I had returned to England 1975-8 to serve a curacy and when I returned to the USA all hell had broken loose with a new prayerbook that was being imposed in a totalitarian manner in spite of promises to the contrary. There was also the flouting of canon in the first US womens’ ordination and the subsequent caving in of GC to a “fact on the ground.” After this came huge disintegration and the response seems to me to have been one of progressively imposing a set of hierarchical norms that are increasingly narrowly defined. Sadly also in my mind, less and less consonant with the Christian Faith as I would recognize it. When doctrinally defined as above it cannot even be Anglican.
So what have I done. Rather than become something else qua denomination, I could either have opted out and become ACNA, where most of my friends are or move somewhere else in the Communion and maintain my relationships on both sides of the “divide” in the USA. I chose the latter and am greatly blessed.

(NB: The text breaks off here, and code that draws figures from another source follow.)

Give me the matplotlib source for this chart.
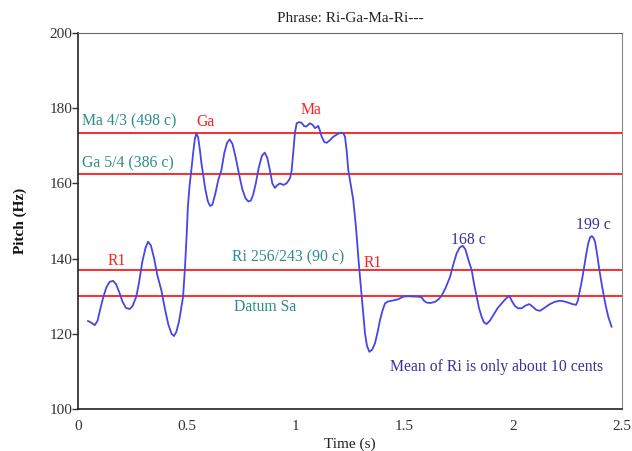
import matplotlib
matplotlib.use("Agg")
import matplotlib.pyplot as plt

# Pitch contour (time in s, pitch in Hz)
time_s = [0.046, 0.06, 0.077, 0.09, 0.10, 0.115, 0.13, 0.145, 0.161, 0.175,
          0.19, 0.205, 0.22, 0.237, 0.25, 0.268, 0.28, 0.295, 0.31, 0.322,
          0.335, 0.35, 0.365, 0.383, 0.40, 0.415, 0.43, 0.441, 0.452, 0.465,
          0.475, 0.483, 0.492, 0.50, 0.505, 0.513, 0.521, 0.53, 0.537, 0.544,
          0.552, 0.56, 0.567, 0.574, 0.585, 0.597, 0.607, 0.617, 0.63, 0.645,
          0.659, 0.672, 0.685, 0.697, 0.71, 0.725, 0.74, 0.755, 0.77, 0.783,
          0.794, 0.805, 0.817, 0.83, 0.845, 0.858, 0.87, 0.882, 0.893, 0.905,
          0.915, 0.928, 0.944, 0.958, 0.967, 0.975, 0.982, 0.99, 0.997, 1.005,
          1.015, 1.028, 1.038, 1.048, 1.058, 1.066, 1.078, 1.089, 1.097, 1.104,
          1.112, 1.12, 1.132, 1.143, 1.158, 1.173, 1.195, 1.212, 1.22, 1.227,
          1.235, 1.242, 1.255, 1.265, 1.278, 1.288, 1.296, 1.304, 1.312, 1.319,
          1.328, 1.339, 1.352, 1.365, 1.377, 1.388, 1.40, 1.411, 1.425, 1.442,
          1.458, 1.472, 1.495, 1.52, 1.541, 1.56, 1.579, 1.59, 1.602, 1.62,
          1.641, 1.657, 1.671, 1.69, 1.71, 1.725, 1.74, 1.755, 1.768, 1.78,
          1.795, 1.809, 1.82, 1.832, 1.843, 1.855, 1.866, 1.878, 1.893, 1.909,
          1.928, 1.947, 1.965, 1.982, 1.995, 2.008, 2.022, 2.039, 2.056, 2.074,
          2.09, 2.105, 2.123, 2.146, 2.169, 2.19, 2.215, 2.235, 2.253, 2.272,
          2.289, 2.297, 2.304, 2.315, 2.325, 2.335, 2.345, 2.353, 2.361, 2.369,
          2.376, 2.386, 2.396, 2.405, 2.414, 2.425, 2.437, 2.452]
pitch_hz = [123.4, 123.0, 122.3, 123.5, 126.0, 129.5, 132.3, 133.8, 134.1, 133.2,
            131.0, 128.5, 126.9, 126.6, 127.3, 129.9, 133.5, 139.0, 142.8, 144.5,
            143.5, 140.0, 135.5, 131.6, 126.5, 122.5, 120.0, 119.4, 120.5, 123.5,
            127.0, 129.9, 138.0, 147.0, 153.8, 159.5, 163.6, 168.5, 171.8, 173.3,
            172.3, 169.0, 165.5, 162.7, 158.5, 155.2, 154.0, 154.3, 157.0, 161.0,
            163.5, 168.0, 170.8, 171.7, 170.5, 166.8, 162.5, 158.5, 156.0, 155.2,
            155.4, 157.0, 160.0, 164.0, 167.3, 168.2, 166.8, 163.5, 160.0, 158.8,
            159.5, 160.0, 159.6, 160.0, 160.7, 161.5, 163.5, 169.0, 173.5, 176.0,
            176.3, 176.1, 175.3, 175.1, 175.6, 176.0, 175.6, 174.7, 175.0, 175.3,
            174.0, 172.4, 171.0, 170.8, 171.5, 172.4, 173.2, 173.5, 173.3, 172.4,
            168.5, 163.6, 159.0, 155.6, 148.0, 140.5, 135.0, 129.9, 124.5, 120.1,
            116.8, 115.2, 115.8, 117.5, 120.5, 123.7, 126.3, 128.1, 128.6, 128.8,
            129.0, 129.2, 129.9, 130.0, 129.9, 129.9, 129.7, 128.8, 128.3, 128.2,
            128.5, 129.2, 130.1, 132.3, 135.2, 138.5, 141.4, 143.0, 143.4, 142.5,
            139.5, 137.0, 133.3, 129.9, 126.8, 124.5, 123.0, 122.6, 123.5, 125.0,
            126.8, 128.1, 129.3, 130.1, 128.6, 127.4, 126.8, 126.8, 127.5, 127.9,
            127.2, 126.4, 126.1, 127.0, 127.9, 128.5, 128.8, 128.6, 128.3, 127.9,
            127.7, 128.8, 130.8, 134.0, 137.4, 141.0, 144.1, 145.6, 146.0, 145.5,
            144.5, 141.0, 137.0, 133.8, 130.8, 127.5, 124.5, 121.9]

# Reference pitches (Hz)
ref_names = ["Datum Sa", "Ri", "Ga", "Ma"]
ref_hz = [130.0, 136.95, 162.5, 173.3]

x_ticks = [0, 0.5, 1, 1.5, 2, 2.5]
x_tick_labels = ["0", "0.5", "1", "1.5", "2", "2.5"]
y_ticks = [100, 120, 140, 160, 180, 200]

serif = ["Liberation Serif", "DejaVu Serif"]
plt.rcParams["font.family"] = serif

fig = plt.figure(figsize=(6.32, 4.51), dpi=100)
ax = fig.add_axes([0.1234, 0.0931, 0.8608, 0.8337])

for h in ref_hz:
    ax.axhline(h, color="#ff1a1a", lw=1.3, zorder=2)

ax.plot(time_s, pitch_hz, color="#4646e6", lw=1.3, zorder=3)

ax.set_xlim(0, 2.5)
ax.set_ylim(100, 200)
ax.set_xticks(x_ticks)
ax.set_xticklabels(x_tick_labels)
ax.set_yticks(y_ticks)
ax.tick_params(axis="both", labelsize=11, colors="#333333", width=1, direction="out")
ax.tick_params(axis="y", length=4, pad=0)
ax.tick_params(axis="x", length=0, pad=8)

for s in ["left", "bottom"]:
    ax.spines[s].set_color("#222222")
    ax.spines[s].set_linewidth(1.2)
ax.spines["top"].set_color("#666666")
ax.spines["right"].set_color("#888888")

ax.set_title("Phrase: Ri-Ga-Ma-Ri---", fontsize=11, color="#222222", pad=8)
ax.set_xlabel("Time (s)", fontsize=11, color="#222222", labelpad=3)
ax.set_ylabel("Pitch (Hz)", fontsize=11, fontweight="bold", color="#111111", labelpad=16)

teal = "#2e8b8b"
red = "#ff2020"
navy = "#333399"
fs = 11.3

ax.text(0.018, 174.3, "Ma 4/3 (498 c)", color=teal, fontsize=fs, ha="left", va="bottom")
ax.text(0.018, 163.3, "Ga 5/4 (386 c)", color=teal, fontsize=fs, ha="left", va="bottom")
ax.text(0.965, 140.4, "Ri 256/243 (90 c)", color=teal, fontsize=fs, ha="center", va="center")
ax.text(0.86, 127.1, "Datum Sa", color=teal, fontsize=fs, ha="center", va="center")

ax.text(0.584, 176.3, "Ga", color=red, fontsize=fs, ha="center", va="center")
ax.text(1.071, 179.5, "Ma", color=red, fontsize=fs, ha="center", va="center")
ax.text(0.18, 139.4, "R1", color=red, fontsize=fs, ha="center", va="center")
ax.text(1.356, 138.8, "R1", color=red, fontsize=fs, ha="center", va="center")

ax.text(1.792, 145.0, "168 c", color=navy, fontsize=fs, ha="center", va="center")
ax.text(2.367, 148.9, "199 c", color=navy, fontsize=fs, ha="center", va="center")
ax.text(1.925, 111.2, "Mean of Ri is only about 10 cents", color=navy, fontsize=fs,
        ha="center", va="center")

fig.savefig("out.png", dpi=100)
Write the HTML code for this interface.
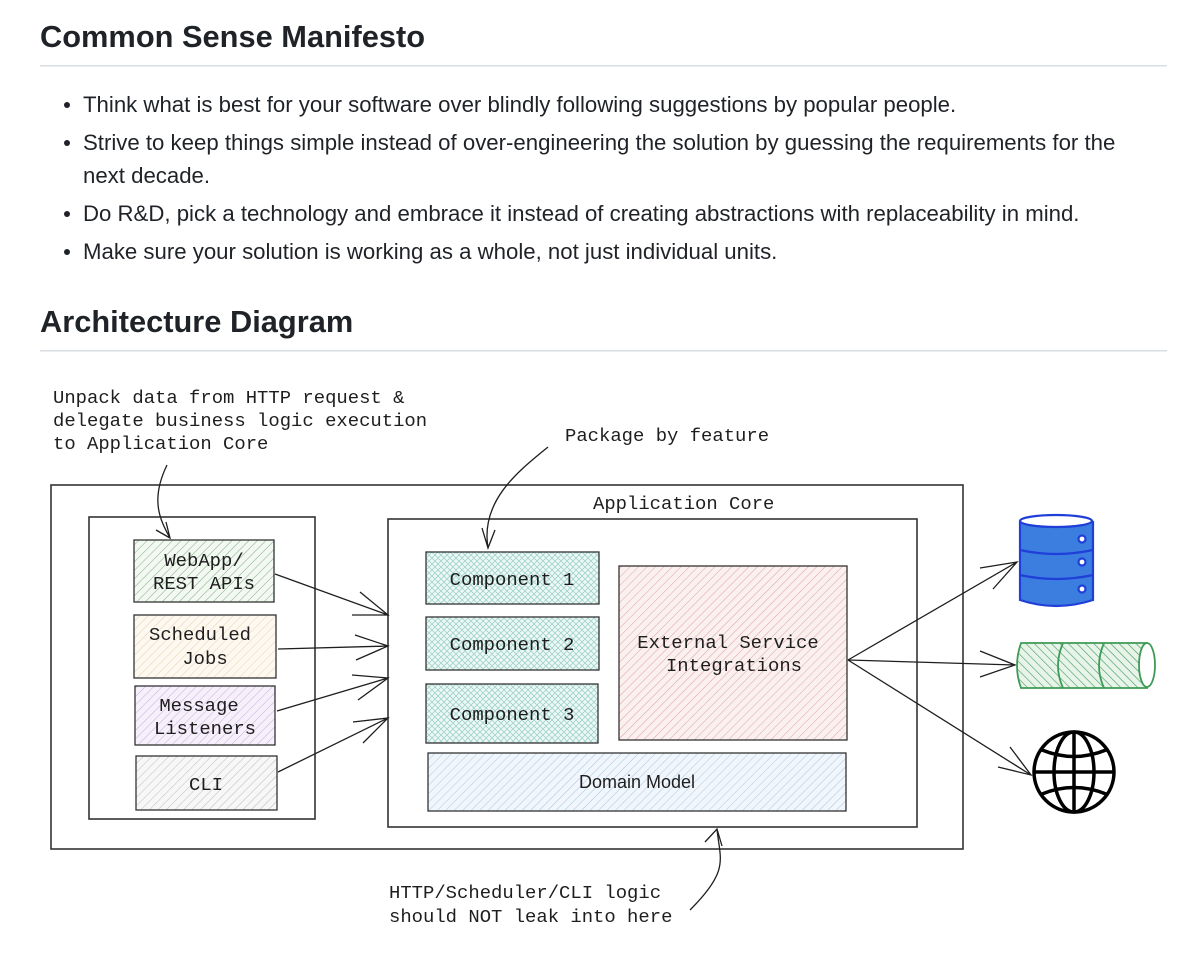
<!DOCTYPE html>
<html><head><meta charset="utf-8"><style>
html,body{margin:0;padding:0;background:#fff;width:1200px;height:954px;overflow:hidden}
svg{display:block}
.h{font-family:"Liberation Sans",sans-serif;font-weight:bold;font-size:30.8px;fill:#1f2328}
.p{font-family:"Liberation Sans",sans-serif;font-size:22.2px;fill:#1f2328}
.m{font-family:"Liberation Mono",monospace;font-size:18.9px;fill:#1e1e1e}
.b{fill:none;stroke:#333;stroke-width:1.6}
.a{fill:none;stroke:#1e1e1e;stroke-width:1.3}
</style></head><body>
<svg width="1200" height="954" viewBox="0 0 1200 954" xmlns="http://www.w3.org/2000/svg">
<defs>
<pattern id="hg" width="6" height="6" patternUnits="userSpaceOnUse" patternTransform="rotate(45)"><rect width="6" height="6" fill="#f3f8f2"/><line x1="0" y1="0" x2="0" y2="6" stroke="#7fb37f" stroke-width="1"/></pattern>
<pattern id="ho" width="6" height="6" patternUnits="userSpaceOnUse" patternTransform="rotate(45)"><rect width="6" height="6" fill="#fdf8f0"/><line x1="0" y1="0" x2="0" y2="6" stroke="#e8d2b0" stroke-width="1"/></pattern>
<pattern id="hp" width="6" height="6" patternUnits="userSpaceOnUse" patternTransform="rotate(45)"><rect width="6" height="6" fill="#f6f0fb"/><line x1="0" y1="0" x2="0" y2="6" stroke="#c6a8e0" stroke-width="1"/></pattern>
<pattern id="hy" width="6" height="6" patternUnits="userSpaceOnUse" patternTransform="rotate(45)"><rect width="6" height="6" fill="#f7f7f7"/><line x1="0" y1="0" x2="0" y2="6" stroke="#bbb" stroke-width="1"/></pattern>
<pattern id="hc" width="6" height="6" patternUnits="userSpaceOnUse"><rect width="6" height="6" fill="#eef8f6"/><path d="M0 0L6 6M6 0L0 6" stroke="#9fd3c9" stroke-width="0.8"/></pattern>
<pattern id="hr" width="6" height="6" patternUnits="userSpaceOnUse" patternTransform="rotate(45)"><rect width="6" height="6" fill="#fbf0f0"/><line x1="0" y1="0" x2="0" y2="6" stroke="#e0a0a0" stroke-width="1"/></pattern>
<pattern id="hb" width="6" height="6" patternUnits="userSpaceOnUse" patternTransform="rotate(45)"><rect width="6" height="6" fill="#f0f6fb"/><line x1="0" y1="0" x2="0" y2="6" stroke="#a8c8e0" stroke-width="1"/></pattern>
<pattern id="hgr" width="6" height="6" patternUnits="userSpaceOnUse" patternTransform="rotate(-45)"><rect width="6" height="6" fill="#e8f4ea"/><line x1="0" y1="0" x2="0" y2="6" stroke="#3e9a55" stroke-width="1.2"/></pattern>
</defs>

<text class="h" x="40" y="47">Common Sense Manifesto</text>
<rect x="40" y="65" width="1127" height="1.5" fill="#d8dee4"/>
<g class="p">
<circle cx="67" cy="105" r="3" fill="#1f2328"/><text x="83" y="112">Think what is best for your software over blindly following suggestions by popular people.</text>
<circle cx="67" cy="143" r="3" fill="#1f2328"/><text x="83" y="150">Strive to keep things simple instead of over-engineering the solution by guessing the requirements for the</text>
<text x="83" y="183">next decade.</text>
<circle cx="67" cy="214" r="3" fill="#1f2328"/><text x="83" y="221">Do R&amp;D, pick a technology and embrace it instead of creating abstractions with replaceability in mind.</text>
<circle cx="67" cy="252" r="3" fill="#1f2328"/><text x="83" y="259">Make sure your solution is working as a whole, not just individual units.</text>
</g>
<text class="h" x="40" y="332">Architecture Diagram</text>
<rect x="40" y="350" width="1127" height="1.5" fill="#d8dee4"/>

<g class="m">
<text x="53" y="403">Unpack data from HTTP request &amp;</text>
<text x="53" y="426">delegate business logic execution</text>
<text x="53" y="449">to Application Core</text>
<text x="565" y="441">Package by feature</text>
<text x="593" y="509">Application Core</text>
<text x="389" y="898">HTTP/Scheduler/CLI logic</text>
<text x="389" y="922">should NOT leak into here</text>
</g>

<rect class="b" x="51" y="485" width="912" height="364"/>
<rect class="b" x="89" y="517" width="226" height="302"/>
<rect class="b" x="388" y="519" width="529" height="308"/>

<rect x="134" y="540" width="140" height="62" fill="url(#hg)" stroke="#333" stroke-width="1.3"/>
<rect x="134" y="615" width="142" height="63" fill="url(#ho)" stroke="#333" stroke-width="1.3"/>
<rect x="135" y="686" width="140" height="59" fill="url(#hp)" stroke="#333" stroke-width="1.3"/>
<rect x="136" y="756" width="141" height="54" fill="url(#hy)" stroke="#333" stroke-width="1.3"/>
<rect x="426" y="552" width="173" height="52" fill="url(#hc)" stroke="#333" stroke-width="1.3"/>
<rect x="426" y="617" width="173" height="53" fill="url(#hc)" stroke="#333" stroke-width="1.3"/>
<rect x="426" y="684" width="172" height="59" fill="url(#hc)" stroke="#333" stroke-width="1.3"/>
<rect x="619" y="566" width="228" height="174" fill="url(#hr)" stroke="#333" stroke-width="1.3"/>
<rect x="428" y="753" width="418" height="58" fill="url(#hb)" stroke="#333" stroke-width="1.3"/>

<g class="m" text-anchor="middle">
<text x="204" y="566">WebApp/</text><text x="204" y="589">REST APIs</text>
<text x="200" y="640">Scheduled</text><text x="205" y="664">Jobs</text>
<text x="199" y="711">Message</text><text x="205" y="734">Listeners</text>
<text x="206" y="790">CLI</text>
<text x="512" y="585">Component 1</text>
<text x="512" y="650">Component 2</text>
<text x="512" y="720">Component 3</text>
<text x="728" y="648">External Service</text>
<text x="734" y="671">Integrations</text>
</g>
<text x="637" y="788" text-anchor="middle" font-family="Liberation Sans,sans-serif" font-size="18" fill="#1e1e1e">Domain Model</text>

<g class="a">
<path d="M275 574L388 615M352 615L388 615L360 592"/>
<path d="M278 649L388 646M355 635L388 646L356 660"/>
<path d="M277 711L388 678M352 675L388 678L358 700"/>
<path d="M278 772L388 718M353 722L388 718L363 743"/>
<path d="M167 465C150 500 160 520 170 538M156 530L170 538L166 522"/>
<path d="M488 548C480 500 520 470 548 447M482 528L488 548L495 530"/>
<path d="M848 660L1017 562M980 568L1017 562L993 589"/>
<path d="M848 660L1015 665M980 651L1015 665L980 677"/>
<path d="M848 660L1031 775M1010 747L1031 775L998 767"/>
<path d="M690 910C730 870 720 860 717 829M705 842L717 829L722 846"/>
</g>

<g stroke="#1f3fd8" stroke-width="2.2">
<path d="M1020 522L1020 600Q1056 612 1093 600L1093 522Z" fill="#3c7de0"/>
<ellipse cx="1056" cy="521" rx="36" ry="6" fill="#fff"/>
<path d="M1020 550Q1056 558 1093 550M1020 575Q1056 583 1093 575" fill="none"/>
<circle cx="1082" cy="539" r="3.5" fill="#fff"/><circle cx="1082" cy="562" r="3.5" fill="#fff"/><circle cx="1082" cy="589" r="3.5" fill="#fff"/>
</g>
<g stroke="#3e9a55" stroke-width="1.8">
<path d="M1021 643L1147 643L1147 688L1021 688Q1013 666 1021 643Z" fill="url(#hgr)"/>
<ellipse cx="1147" cy="665" rx="8" ry="22" fill="#fff"/>
<path d="M1063 643Q1053 666 1063 688M1104 643Q1094 666 1104 688" fill="none"/>
</g>
<g stroke="#000" stroke-width="3.5" fill="none">
<circle cx="1074" cy="772" r="40"/>
<ellipse cx="1074" cy="772" rx="20" ry="40"/>
<path d="M1074 732L1074 812M1034 772L1114 772M1042 750Q1074 763 1106 750M1042 794Q1074 781 1106 794"/>
</g>
</svg>
</body></html>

Meanwhile I really am very critical of what the leaders of TEC have made of TEC. I neither recognize them as Anglican - PB, Bruno, Robinson et al., since they have torn apart the Communion as we knew it with their innovations based upon spurious interpretation and revision and also in the face of complete unity in telling TEC not to do these things. They have also torn apart TEC as it was and are making it into an ever more intolerant totalitarian entity that neither brooks dissent nor respects the Communion of which it was meant to be a part. I am still part of this TEC but as an exile. I still attend a TEC church in the US whenever I am visiting and indeed much missionary support comes from faithful churches and individuals who are still in TEC. I guess I can never stop being what I was born into, nurtured in and spent my life ministering. My monumental sadness is that TEC is acting so horribly and this means that I will continue to object strongly and vocally.
Tony I agree:
Charles, I think that you do understand the dynamics of the current crisis in Anglicanism. However, the old establishment, as you put it, did not act in the authoritarian manner of the liberals now in power. You may recall that on women’s ordination a conscience clause was accepted by the old liberals for those who could not accept w.o. The new liberals removed that clause and made it mandatory for all dioceses. They sent in bishops and others to pressure dioceses like Fort Worth to get with the program. The liberals now in power are totalitarians who, for the most part, brook no dissent.
In the end there is a tension between congregational and hierarchical, confessional and whatever the alternative is - because creedal to me means confessional. Meanwhile we are all called to be Christians first, live in charity, find the effective way to witness to Christ in this generation and resist the enemy who continues to prowl and take on false guises.
Think how much we could help the true physical needs of the world, especially Haiti, if we were not consuming ourselves with lawsuits. Jarndyce anyone?